Senin, 02 Juni 2008

Esai Tamak








T. WIJAYA
Tamak dan Tokoh Politik

Jika para leluhur kita tahu bahwa Indonesia membuat rakyatnya menderita seperti ini, mungkin mereka mempertimbangkan dua kali untuk melahirkan keturunan di negeri yang kaya dengan sumber daya alamnya ini.


Bagaimana tidak? Kemiskinan membuat rakyatnya banyak melakukan perbuatan yang membuat hati ini terasa diiris silet. Mereka bukan lagi menjadi perampok, pencuri, atau penodong. Lantaran miskin mereka rela menjadi pelacur, menjual bayi, menjual organ tubuh seperti ginjal, hingga membunuh anak, istri, atau bunuh diri. Tidak sedikit, mencuri uang di masjid demi sesuap nasi.


Tamak
Ada benarnya jika wakil presiden Jusuf Kalla mengatakan krisis di Indonesia mulai berkurang. Indikatornya, tidak sedikit warga Indonesia yang memiliki kendaraan pribadi lebih dari satu, sering mengunjungi hotel, rumah makan, tempat hiburan atau cafe, yang biayanya cukup mahal. Begitupun bandara, stasiun keretaapi, terminal, tetap dipadati orang, terutama ketika musim liburan tiba. Selanjutnya, perumahan dan rumah toko di berbagai kota di Indonesia, terus tumbuh bak jamur di musim hujan.


Lantas, mengapa masih banyak orang Indonesia yang sangat memprihatinkan? Asumsinya, sebagai bangsa yang dikenal memiliki sikap gotong-royong atau senang saling membantu, seharusnya persoalan itu tidak ada. Yang kelebihan uang atau pendapatan, tidak sempat membelanjakan uangnya buat barang mewah lantaran uangnya diberikan kepada saudara, teman, tetangga, yang miskin. Begitupun yang kaya, tidak menghabiskan waktunya di tempat hiburan, sebab sibuk membantu mereka yang tidak mampu.

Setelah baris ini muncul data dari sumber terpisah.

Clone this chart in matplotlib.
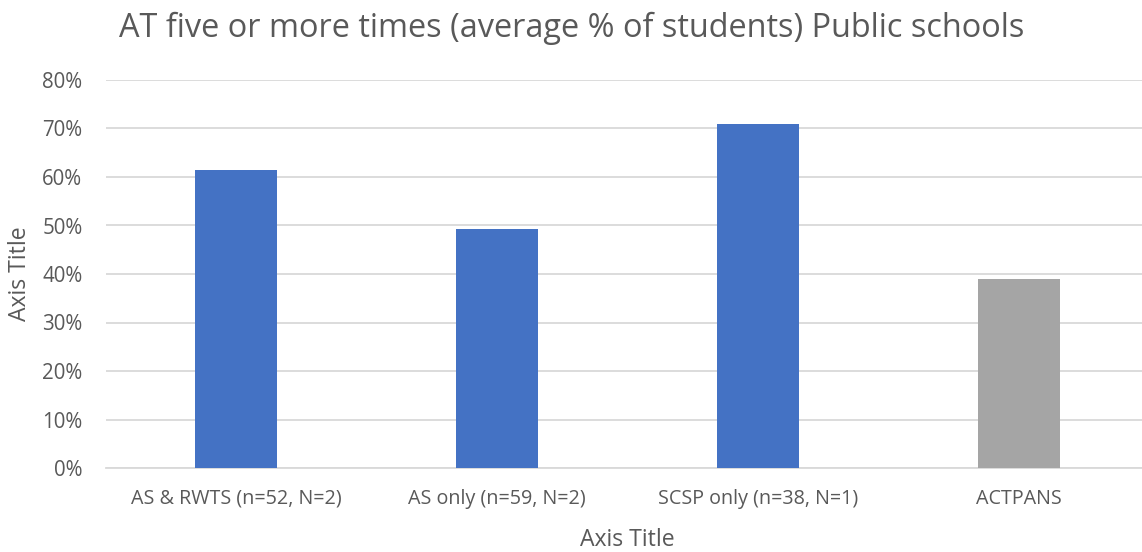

Jadi, asumsi itu tidak berjalan optimal terhadap warga Indoensia yang kaya atau berlebihan harta, lebih disebabkan mereka memiliki watak tamak. Rakus. Watak tamak ini membuat seseorang menjadi pelit, tidak mau berbagi, dan terus merasa kurang. Tidak heran, mereka yang sudah kaya dan memiliki identitas yang baik, masih berpikir untuk melakuan korupsi.

Tokoh Sosial
Di dalam ajaran Islam, yang banyak diyakini masyarakat Indonesia, Tuhan berulangkali memperingatkan manusia agar tidak berwatak tamak. Peringatan itu berupa perintah kepada manusia agar saling berbagi, membantu, bersedekah. Yang banyak berbagi dengan yang kurang, yang kaya bersedekah dengan yang miskin.


Dilihat dari perintah Tuhan itu, tampaknya Tuhan menginginkan di muka bumi lahir tokoh-tokoh sosial. Tokoh yang hidupnya memikirkan dan mendahulukan kepentingan banyak orang dibandingkan dirinya. Tokoh yang cemas dan sedih, jika melihat banyak orang yang lapar melakukan tindak kekerasan, bunuh diri, atau menjual harga dirinya.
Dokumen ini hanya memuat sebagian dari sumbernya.